WHAT IS NEEDED:
Copy everything in the listing below word for word, apart from any images.

-- START INFORMATION SHOWN --

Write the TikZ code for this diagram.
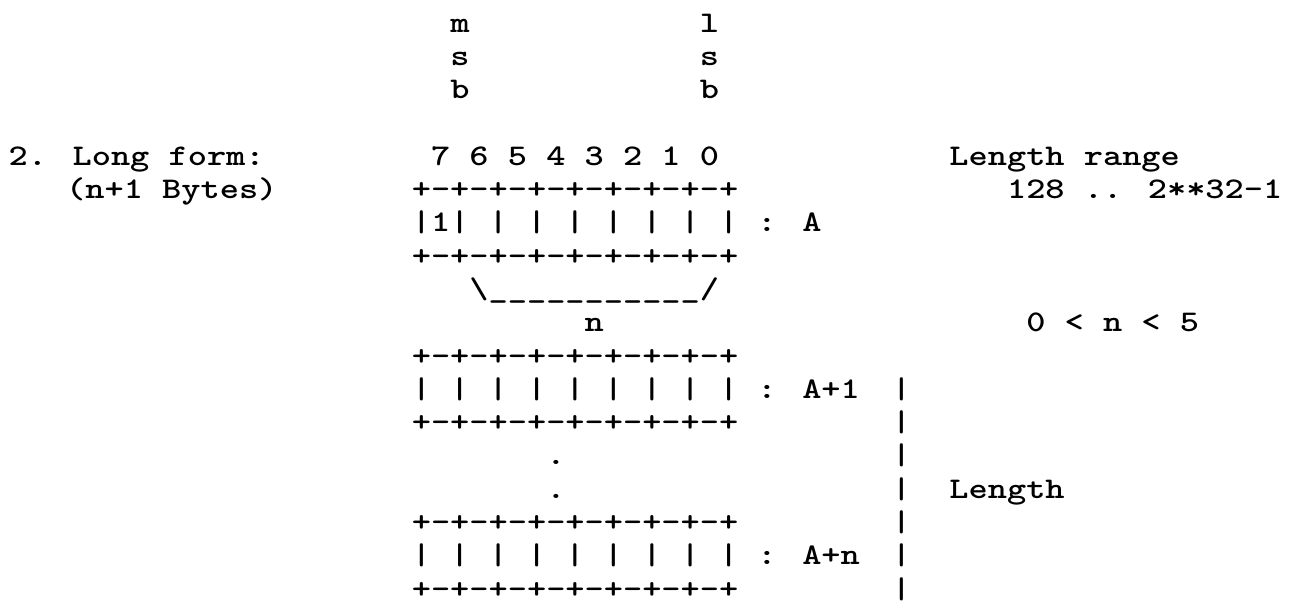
\documentclass[tikz,border=0pt]{standalone}
\usepackage{tikz}
\begin{document}
\begin{tikzpicture}[x=15.75pt,y=-33.3pt,xscale=1.219]
\tikzstyle{tt}=[font=\ttfamily\bfseries\fontsize{30}{36}\selectfont,
  inner sep=0pt,anchor=base west,transform shape]

\path[use as bounding box,fill=white] (-0.4375,-0.961) rectangle (66.75,17.447);

%% msb / lsb marks
\node[tt] (msbm) at (23,0) {m};
\node[tt] (msbs) at (23,1) {s};
\node[tt] (msbb) at (23,2) {b};
\node[tt] (lsbl) at (36,0) {l};
\node[tt] (lsbs) at (36,1) {s};
\node[tt] (lsbb) at (36,2) {b};

%% Left caption and bit numbers
\node[tt] (title) at (0,4) {2. Long form:};
\node[tt] (count) at (3,5) {(n+1 Bytes)};
\node[tt] (bitnums) at (22,4) {7 6 5 4 3 2 1 0};

%% Byte borders
\foreach \r in {5,7,10,12,15,17}
  \node[tt] (border\r) at (21,\r) {+-+-+-+-+-+-+-+-+};

%% Bytes
\node[tt] (byteA) at (21,6) {|1| | | | | | | | : A};
\node[tt] (brace) at (24,8) {\textbackslash\_\_\_\_\_\_\_\_\_\_\_/};
\node[tt] (nlabel) at (30,9) {n};
\node[tt] (byteAone) at (21,11) {| | | | | | | | | : A+1};
\node[tt] (dotone) at (28,13) {.};
\node[tt] (dottwo) at (28,14) {.};
\node[tt] (byteAn) at (21,16) {| | | | | | | | | : A+n};

%% Right notes
\node[tt] (rangehead) at (49,4) {Length range};
\node[tt] (rangeval) at (52,5) {128 .. 2**32-1};
\node[tt] (nrange) at (53,9) {0 < n < 5};
\foreach \r in {11,...,17}
  \node[tt] (lenbar\r) at (46,\r) {|};
\node[tt] (lenlabel) at (49,14) {Length};
\end{tikzpicture}
\end{document}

-- END INFORMATION SHOWN --

SOLVED EXERCISE:
Write the TikZ code for this diagram.
\documentclass[tikz,border=0pt]{standalone}
\usepackage{tikz}
\begin{document}
\begin{tikzpicture}[x=15.75pt,y=-33.3pt,xscale=1.219]
\tikzstyle{tt}=[font=\ttfamily\bfseries\fontsize{30}{36}\selectfont,
  inner sep=0pt,anchor=base west,transform shape]

\path[use as bounding box,fill=white] (-0.4375,-0.961) rectangle (66.75,17.447);

%% msb / lsb marks
\node[tt] (msbm) at (23,0) {m};
\node[tt] (msbs) at (23,1) {s};
\node[tt] (msbb) at (23,2) {b};
\node[tt] (lsbl) at (36,0) {l};
\node[tt] (lsbs) at (36,1) {s};
\node[tt] (lsbb) at (36,2) {b};

%% Left caption and bit numbers
\node[tt] (title) at (0,4) {2. Long form:};
\node[tt] (count) at (3,5) {(n+1 Bytes)};
\node[tt] (bitnums) at (22,4) {7 6 5 4 3 2 1 0};

%% Byte borders
\foreach \r in {5,7,10,12,15,17}
  \node[tt] (border\r) at (21,\r) {+-+-+-+-+-+-+-+-+};

%% Bytes
\node[tt] (byteA) at (21,6) {|1| | | | | | | | : A};
\node[tt] (brace) at (24,8) {\textbackslash\_\_\_\_\_\_\_\_\_\_\_/};
\node[tt] (nlabel) at (30,9) {n};
\node[tt] (byteAone) at (21,11) {| | | | | | | | | : A+1};
\node[tt] (dotone) at (28,13) {.};
\node[tt] (dottwo) at (28,14) {.};
\node[tt] (byteAn) at (21,16) {| | | | | | | | | : A+n};

%% Right notes
\node[tt] (rangehead) at (49,4) {Length range};
\node[tt] (rangeval) at (52,5) {128 .. 2**32-1};
\node[tt] (nrange) at (53,9) {0 < n < 5};
\foreach \r in {11,...,17}
  \node[tt] (lenbar\r) at (46,\r) {|};
\node[tt] (lenlabel) at (49,14) {Length};
\end{tikzpicture}
\end{document}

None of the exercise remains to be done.